IF MAYOR KENNEY'S ambitious Rebuild program is worth doing, it is worth doing right.
We believe the $500 million program - financed by bonds, proceeds from the soda tax and an eye-popping $100 million grant from the William Penn Foundation - is worth doing. It represents a once-in-a-generation chance to repair and rebuild the city's 400 parks, recreation centers, playgrounds and libraries.
The plan takes that admirable goal a step further. It also aims to increase minority employment, especially in the building and construction trades, who have - to say the least - a poor record in opening these well-paying crafts to women and minorities.
Under Kenney's plan, the money would be funneled through two local nonprofits that would help oversee the projects. These are not fly-by-night operations: The Fairmount Park Conservancy and the Free Library Foundation have been doing good work for decades.
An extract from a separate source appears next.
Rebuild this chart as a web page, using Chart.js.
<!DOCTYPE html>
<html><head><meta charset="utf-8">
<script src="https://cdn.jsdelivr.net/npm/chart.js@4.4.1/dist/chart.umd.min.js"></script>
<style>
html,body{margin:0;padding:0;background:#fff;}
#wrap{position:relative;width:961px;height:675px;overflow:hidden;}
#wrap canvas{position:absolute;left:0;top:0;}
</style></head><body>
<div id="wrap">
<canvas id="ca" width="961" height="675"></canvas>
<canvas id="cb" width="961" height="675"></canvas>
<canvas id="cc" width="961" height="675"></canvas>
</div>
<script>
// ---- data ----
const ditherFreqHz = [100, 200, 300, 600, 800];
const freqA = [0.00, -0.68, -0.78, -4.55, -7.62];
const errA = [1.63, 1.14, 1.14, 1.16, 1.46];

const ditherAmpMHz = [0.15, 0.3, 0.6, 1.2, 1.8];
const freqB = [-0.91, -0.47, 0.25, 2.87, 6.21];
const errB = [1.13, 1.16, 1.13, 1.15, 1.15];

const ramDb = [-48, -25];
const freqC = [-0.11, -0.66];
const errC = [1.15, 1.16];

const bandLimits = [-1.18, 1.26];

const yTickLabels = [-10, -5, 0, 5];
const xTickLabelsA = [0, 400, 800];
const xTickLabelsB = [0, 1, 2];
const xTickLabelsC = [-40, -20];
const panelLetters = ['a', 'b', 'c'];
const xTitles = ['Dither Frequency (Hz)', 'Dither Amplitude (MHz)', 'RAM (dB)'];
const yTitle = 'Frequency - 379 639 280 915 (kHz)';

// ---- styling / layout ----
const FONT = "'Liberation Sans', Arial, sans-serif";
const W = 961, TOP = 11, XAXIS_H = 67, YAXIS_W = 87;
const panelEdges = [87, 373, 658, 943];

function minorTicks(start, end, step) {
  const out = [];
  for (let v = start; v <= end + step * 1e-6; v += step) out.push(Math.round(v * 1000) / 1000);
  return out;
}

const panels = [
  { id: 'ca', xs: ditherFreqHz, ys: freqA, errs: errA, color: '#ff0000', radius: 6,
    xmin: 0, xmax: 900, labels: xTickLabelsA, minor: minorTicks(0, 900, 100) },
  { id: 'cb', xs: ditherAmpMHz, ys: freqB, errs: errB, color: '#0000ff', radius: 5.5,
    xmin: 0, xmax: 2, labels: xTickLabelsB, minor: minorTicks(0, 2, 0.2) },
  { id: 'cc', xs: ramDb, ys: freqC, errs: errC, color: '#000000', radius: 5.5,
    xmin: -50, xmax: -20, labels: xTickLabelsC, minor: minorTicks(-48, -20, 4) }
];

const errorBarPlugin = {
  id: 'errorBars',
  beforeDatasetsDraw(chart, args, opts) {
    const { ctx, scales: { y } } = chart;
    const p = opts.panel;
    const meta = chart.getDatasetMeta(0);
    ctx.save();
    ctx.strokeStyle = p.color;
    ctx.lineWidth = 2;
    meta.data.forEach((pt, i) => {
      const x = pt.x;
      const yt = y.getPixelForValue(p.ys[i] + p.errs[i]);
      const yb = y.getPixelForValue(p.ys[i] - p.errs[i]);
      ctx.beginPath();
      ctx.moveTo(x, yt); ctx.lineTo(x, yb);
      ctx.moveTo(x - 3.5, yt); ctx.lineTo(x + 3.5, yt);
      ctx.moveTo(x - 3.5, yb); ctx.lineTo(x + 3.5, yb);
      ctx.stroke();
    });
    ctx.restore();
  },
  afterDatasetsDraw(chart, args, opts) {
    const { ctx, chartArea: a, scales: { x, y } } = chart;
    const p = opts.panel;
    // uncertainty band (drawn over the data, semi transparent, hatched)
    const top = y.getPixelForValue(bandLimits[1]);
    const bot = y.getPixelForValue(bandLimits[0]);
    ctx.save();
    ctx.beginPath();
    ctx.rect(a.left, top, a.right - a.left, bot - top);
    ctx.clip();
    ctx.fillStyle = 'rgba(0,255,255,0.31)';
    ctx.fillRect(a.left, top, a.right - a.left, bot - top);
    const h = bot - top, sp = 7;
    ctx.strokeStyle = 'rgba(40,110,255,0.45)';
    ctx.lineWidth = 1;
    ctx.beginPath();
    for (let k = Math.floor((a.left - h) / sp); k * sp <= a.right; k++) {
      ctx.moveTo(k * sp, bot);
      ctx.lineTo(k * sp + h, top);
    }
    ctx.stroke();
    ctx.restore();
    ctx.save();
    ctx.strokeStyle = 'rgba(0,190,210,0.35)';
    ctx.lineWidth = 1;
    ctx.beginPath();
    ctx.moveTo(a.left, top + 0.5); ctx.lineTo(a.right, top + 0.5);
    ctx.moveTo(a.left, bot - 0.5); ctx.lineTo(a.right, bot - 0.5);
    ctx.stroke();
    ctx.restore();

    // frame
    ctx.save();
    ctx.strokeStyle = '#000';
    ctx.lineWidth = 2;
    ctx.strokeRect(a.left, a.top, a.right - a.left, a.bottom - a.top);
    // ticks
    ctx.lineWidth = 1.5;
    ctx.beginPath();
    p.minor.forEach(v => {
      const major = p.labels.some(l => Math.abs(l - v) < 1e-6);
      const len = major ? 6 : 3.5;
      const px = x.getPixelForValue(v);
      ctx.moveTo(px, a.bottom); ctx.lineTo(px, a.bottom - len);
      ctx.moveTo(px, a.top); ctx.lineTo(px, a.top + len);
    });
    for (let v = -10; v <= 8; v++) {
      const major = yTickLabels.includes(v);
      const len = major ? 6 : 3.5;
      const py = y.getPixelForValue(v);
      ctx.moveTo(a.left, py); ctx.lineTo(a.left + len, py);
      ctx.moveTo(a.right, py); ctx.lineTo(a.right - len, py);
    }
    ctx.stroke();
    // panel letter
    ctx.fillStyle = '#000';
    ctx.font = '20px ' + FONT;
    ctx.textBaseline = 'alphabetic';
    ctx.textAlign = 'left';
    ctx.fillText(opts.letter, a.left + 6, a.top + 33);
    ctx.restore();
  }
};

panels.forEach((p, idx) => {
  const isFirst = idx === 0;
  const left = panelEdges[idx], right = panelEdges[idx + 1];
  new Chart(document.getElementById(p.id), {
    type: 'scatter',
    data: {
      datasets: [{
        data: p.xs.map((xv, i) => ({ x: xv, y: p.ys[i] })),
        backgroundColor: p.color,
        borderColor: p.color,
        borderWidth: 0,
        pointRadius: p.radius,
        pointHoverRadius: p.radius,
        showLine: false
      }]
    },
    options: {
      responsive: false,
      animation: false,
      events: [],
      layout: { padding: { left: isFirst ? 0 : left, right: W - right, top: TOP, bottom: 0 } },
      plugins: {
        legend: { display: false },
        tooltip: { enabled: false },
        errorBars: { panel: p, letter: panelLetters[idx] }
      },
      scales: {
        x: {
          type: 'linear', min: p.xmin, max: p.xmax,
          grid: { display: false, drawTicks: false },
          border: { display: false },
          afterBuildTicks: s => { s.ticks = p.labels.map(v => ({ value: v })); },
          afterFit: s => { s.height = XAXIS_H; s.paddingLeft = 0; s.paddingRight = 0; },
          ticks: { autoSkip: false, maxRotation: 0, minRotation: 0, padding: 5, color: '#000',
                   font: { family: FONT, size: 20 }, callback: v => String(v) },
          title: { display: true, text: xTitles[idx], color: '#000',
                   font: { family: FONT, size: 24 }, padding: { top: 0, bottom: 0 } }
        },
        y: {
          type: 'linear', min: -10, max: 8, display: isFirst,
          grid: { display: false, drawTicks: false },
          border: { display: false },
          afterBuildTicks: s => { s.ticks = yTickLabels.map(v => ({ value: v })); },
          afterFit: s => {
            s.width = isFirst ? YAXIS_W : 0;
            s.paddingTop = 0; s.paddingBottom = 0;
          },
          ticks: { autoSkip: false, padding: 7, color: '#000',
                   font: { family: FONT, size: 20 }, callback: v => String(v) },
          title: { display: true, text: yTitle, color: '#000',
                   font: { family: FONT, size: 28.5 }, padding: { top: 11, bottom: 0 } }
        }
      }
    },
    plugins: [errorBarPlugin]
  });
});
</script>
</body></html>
The use of nonprofits also allows the city to avoid the low-bid requirement for city contracts and makes it easier for other foundations and individuals to donate to the cause.
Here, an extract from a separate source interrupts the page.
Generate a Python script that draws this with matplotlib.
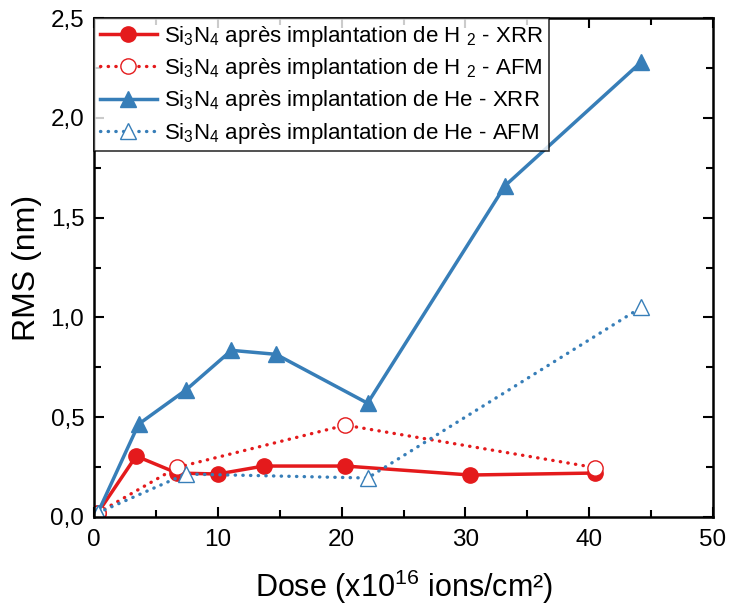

What's wrong with this happy picture? Council President Darrell Clarke doesn't like it. Emerging from his usual cone of silence, Clarke signaled his objections late last year, saying he wanted the program to stay within city government and hinted that if Council did not get its way, it would not approve the legislation needed to float the Rebuild bonds.
The backstory is that some Council members want control over the money spent by Rebuild. Their argument is that they know best about facilities in their districts - and don't want anyone to interfere with choosing which ones get repaired or rebuilt.
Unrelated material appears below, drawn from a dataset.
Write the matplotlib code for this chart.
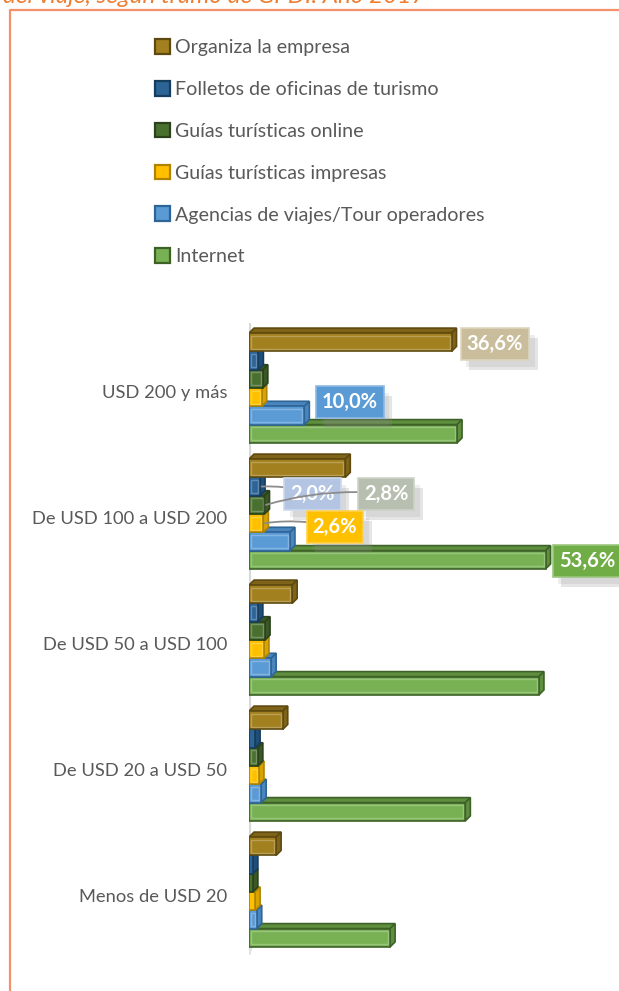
import matplotlib
matplotlib.use("Agg")
import matplotlib.pyplot as plt
from matplotlib.patches import Rectangle, Polygon, Patch
from matplotlib.lines import Line2D
import matplotlib.patheffects as pe
import numpy as np

categories = ["USD 200 y más", "De USD 100 a USD 200", "De USD 50 a USD 100",
              "De USD 20 a USD 50", "Menos de USD 20"]
series_names = ["Organiza la empresa", "Folletos de oficinas de turismo",
                "Guías turísticas online", "Guías turísticas impresas",
                "Agencias de viajes/Tour operadores", "Internet"]
organiza = [36.6, 17.4, 7.8, 6.1, 4.9]
folletos = [1.7, 2.0, 1.6, 1.1, 0.7]
online = [2.5, 2.8, 2.9, 1.6, 0.7]
impresas = [2.3, 2.6, 2.7, 1.8, 1.1]
agencias = [10.0, 7.4, 4.0, 2.2, 1.4]
internet = [37.6, 53.6, 52.4, 39.1, 25.5]
series_values = [organiza, folletos, online, impresas, agencias, internet]

# labelled points: (series index, category index, text)
labels = [(0, 0, "36,6%"), (4, 0, "10,0%"), (1, 1, "2,0%"),
          (2, 1, "2,8%"), (3, 1, "2,6%"), (5, 1, "53,6%")]

front_c = ["#A3801F", "#2C6496", "#4A7030", "#FFC000", "#5B9BD5", "#78B153"]
side_c = ["#7E6318", "#1F4E79", "#3A5826", "#D9A300", "#4A86BE", "#5E8F3E"]
edge_c = ["#5E4A10", "#173D5E", "#2B421C", "#B08400", "#2E6496", "#3E6127"]
label_c = ["#C9BD9C", "#B3C5E3", "#B6BFB0", "#FFC000", "#5B9BD5", "#70AD47"]
label_ec = ["#DDD5BE", "#CCD9EE", "#CDD3C8", "#FFD24D", "#8DB9E3", "#9CC77E"]

W, H = 619, 991
fig = plt.figure(figsize=(W / 100, H / 100), dpi=100)
fig.patch.set_facecolor("white")

ax_left, ax_right, ax_top, ax_bot = 249, 581, 320, 957
ax = fig.add_axes([ax_left / W, 1 - ax_bot / H, (ax_right - ax_left) / W,
                   (ax_bot - ax_top) / H])
xmax = 60.0
ax.set_xlim(0, xmax)
step_px = 126.0
y_top_val = (ax_top - 388) / step_px
y_bot_val = (ax_bot - 388) / step_px
ax.set_ylim(y_bot_val, y_top_val)
for s in ax.spines.values():
    s.set_visible(False)
ax.set_xticks([])

px_x = (ax_right - ax_left) / xmax
ddx = 5 / px_x
ddy = 5 / step_px
nser = len(series_values)
h = 18.3 / step_px
group_h = h * nser

# axis wall line
ax.plot([0, 0], [y_bot_val - 0.02, y_top_val + 0.02], color="#D9D9D9", lw=3,
        zorder=1, solid_capstyle="butt")
ax.plot([0, ddx], [y_bot_val - 0.03, y_bot_val - 0.03 - ddy * 2.5],
        color="#E3E3E3", lw=2, zorder=1)

bar_pos = {}
for i in range(len(categories)):
    for j in reversed(range(nser)):
        v = series_values[j][i]
        yc = i - group_h / 2 + (j + 0.5) * h
        ytop = yc - h / 2
        ybot = yc + h / 2
        z = 10 + (nser - j) + i * 10
        top = Polygon([(0, ytop), (v, ytop), (v + ddx, ytop - ddy), (ddx, ytop - ddy)],
                      closed=True, facecolor=side_c[j], edgecolor=edge_c[j], lw=1.2,
                      zorder=z)
        side = Polygon([(v, ytop), (v + ddx, ytop - ddy), (v + ddx, ybot - ddy), (v, ybot)],
                       closed=True, facecolor=side_c[j], edgecolor=edge_c[j], lw=1.2,
                       zorder=z)
        ax.add_patch(top)
        ax.add_patch(side)
        ax.barh(yc, v, height=h, left=0, color=front_c[j], edgecolor=edge_c[j],
                lw=1.2, zorder=z + 0.1)
        # inner bevel highlight
        if v > 1.2:
            ax.add_patch(Rectangle((0.35, ytop + 0.022), v - 0.7, h - 0.044, fill=False,
                                   edgecolor="white", alpha=0.25, lw=1,
                                   zorder=z + 0.2))
        bar_pos[(j, i)] = (v, yc)

ax.set_yticks([k + 0.03 for k in range(len(categories))])
ax.set_yticklabels(categories, fontsize=13.2, color="#595959", family="Lato")
ax.tick_params(axis="y", length=0, pad=15.5)

# label offsets in pixels (dx right, dy down)
offs = {(0, 0): (42, 2), (4, 0): (44, -13), (1, 1): (51, 7.5),
        (2, 1): (120, -11), (3, 1): (70, 4), (5, 1): (40, 1)}
for j, i, txt in labels:
    v, yc = bar_pos[(j, i)]
    dxp, dyp = offs[(j, i)]
    leader = (j, i) in [(1, 1), (2, 1), (3, 1)]
    ann = ax.annotate(txt, xy=(v + ddx * 0.3, yc), xytext=(dxp * 0.72, -dyp * 0.72),
                      textcoords="offset points", ha="center", va="center",
                      fontsize=14.5, fontweight="bold", color="white", family="Lato",
                      bbox=dict(boxstyle="square,pad=0.3", fc=label_c[j],
                                ec=label_ec[j], lw=1.2),
                      arrowprops=(dict(arrowstyle="-", color="#8C8C8C", lw=1.3,
                                       shrinkA=0, shrinkB=0,
                                       connectionstyle="arc3,rad=0.1")
                                  if leader else None),
                      zorder=200)
    ann.get_bbox_patch().set_path_effects(
        [pe.SimplePatchShadow(offset=(6, -7), shadow_rgbFace="#8C8C8C", alpha=0.22),
         pe.SimplePatchShadow(offset=(4, -5), shadow_rgbFace="#8C8C8C", alpha=0.15),
         pe.Normal()])

# legend
handles = [Patch(facecolor=front_c[j], edgecolor=edge_c[j], lw=1.6) for j in range(nser)]
leg = fig.legend(handles, series_names, loc="upper left",
                 bbox_to_anchor=(155 / W, 1 - 39 / H), frameon=False,
                 prop=dict(family="Lato", size=14.1), labelcolor="#595959",
                 handlelength=0.78, handleheight=0.78, handletextpad=0.25,
                 labelspacing=1.26, borderpad=0, borderaxespad=0)

# title (cut at top) and frame
fig.text(3 / W, 1 - 3 / H, "del viaje, según tramo de GPDI. Año 2017", ha="left",
         va="baseline", fontsize=17.5, style="italic", color="#ED7D31", family="Lato")
fig.add_artist(Line2D([10 / W, 10 / W, 1.0], [0.0, 1 - 10 / H, 1 - 10 / H],
                      transform=fig.transFigure, color="#F4916A", lw=1.6))

fig.savefig("out.png", dpi=100)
To them, it is an open-and-shut case. But is it?
Granted, the city's 10 district Council members have an intimate knowledge of their districts. And the best ones regularly consult with civic groups about their needs.
But those same Council people know little about the parks, rec centers and libraries outside their districts. Suppose a playground in Cobbs Creek is in far worse shape than one in Frankford? Suppose their local rec center has a leaky roof, but the roof on one in Port Richmond is in danger of caving in?
Anyone can draw up a list of what needs to be done, but someone has to rank them - and we know just the man to do it: Mayor Kenney.
Kenney stood for election citywide. It's his job is to represent the city as a whole. He has a skilled staff of professionals who share his citywide view. To cite just one example: Managing Director Mike DeBerardinis has spent most of his adult life involved with parks and recreation.
If some on Council had their way, they would take the $500 million and divvy it up - $50 million for each of their districts. That's a sure formula for waste, and we can't afford to dribble away this money.
Kenney is too smart a politician to rebuff Council members' legitimate needs. But give us a break. Letting Council have sole say and veto power over this program is bad policy, bad politics and bad for their constituents.